La democracia paraguaya es la malquerida tanto que el nieto del dictador que murió en el exilio amenaza con querellar a todo aquel que profane su memoria o que en el Congreso se debata en torno a si aquello fue o no una dictadura al tiempo que autorizaban el pago de nuestros impuestos a los que acabaron con ella.
Si fuéramos un país justo, ese dinero debería salir de los bienes confiscados y rematados de la camarilla que sostuvo al tirano de 1954 a 1989. No, ni en eso somos justos, y ese es nuestro problema.
Somos un país profundamente inequitativo, donde el poder sigue siendo básicamente autoritario. Cambiaron algunas formas, pero la mentalidad del que manda no es la del servicio, sino la imposición, el abuso, el matonismo y la injusticia. Consideran que si no lo ejercen de esa manera es como si en realidad no tuvieran poder. Si la democracia no se transforma de manera profunda y pasa de las formas ritualistas de unos comicios convencionales a algo que vive y se encarna en el respeto a las normas, instituciones públicas al servicio de la gente, salarios adecuados a la realidad del país no aumentará el número de sus adherentes y, por el contrario, los que facturan con ella ocasionalmente serán las primeras víctimas cuando se vaya la malquerida.
Ninguno, desde el presidente hasta el último de los funcionarios, tiene conciencia del evangelio democrático. No creen en la transparencia, la eficacia de gestión, la responsabilidad de los cargos y menos aún les importan los compromisos con las urgencias ciudadanas.
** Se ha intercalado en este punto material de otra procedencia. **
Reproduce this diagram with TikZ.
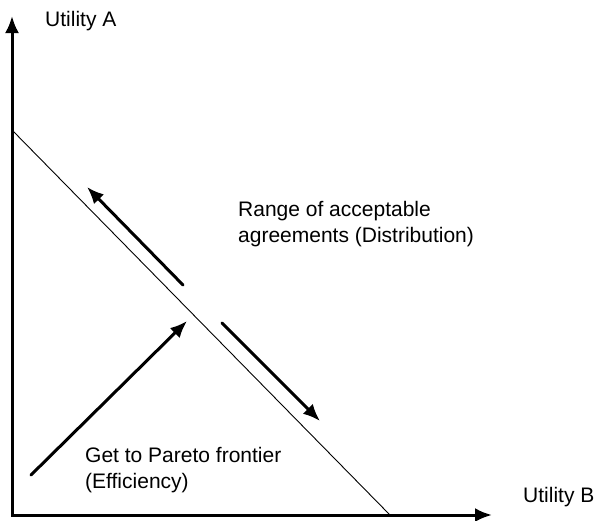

Viven del boato del poder que tiene en el abuso y la corrupción su atuendo ante sus mandantes. Tenemos una democracia de fachada, pero con una concepción prefeudal. Los nobles, los cortesanos y la gleba conviven en un país que por el camino que desanda, puede llegar a perder su soberanía en manos de criminales o mafiosos que lo han tomado como rehén. La malquerida democracia paraguaya no es sostenible por mucho tiempo en este estado de cosas. No da más continuar en este sendero y cuatro años a este paso se vuelve una agonía.
Una inseguridad rampante que tiene cómplices en el propio aparato del Estado que debiera repelarla, una cárcel convertida en universidad del crimen, unos policías que se asustan y tiemblan cuando matan a uno de los suyos, pero no les parece absolutamente ilegal cobrar por dar aquello que están mandados a dar de manera gratuita y, por supuesto, con una Justicia absolutamente imprevisible y venal en sus fallos. Esta es la combinación perfecta para mantener a la malquerida en la senda de su ocaso.
Entre el reality de los informativos llenos de sangre, de miedo, y la supervivencia ciudadana cotidiana sigue el desgaste de una democracia de privilegios, inequidades y angustias. Nos debemos los paraguayos un mejor destino. Nuestra vecina Argentina es un buen ejemplo en donde podemos terminar. Ese país donde viven casi dos millones de los nuestros se declaró en emergencia alimentaria. Aquí se incendia el país y los que deberían apagarlo creen que el fuego no los alcanzará. Cuando se vaya la malquerida todos lamentaremos no haberla sostenido con nuestro esfuerzo, responsabilidad y, por sobre todo, decencia. Solo que será tarde para cuando eso.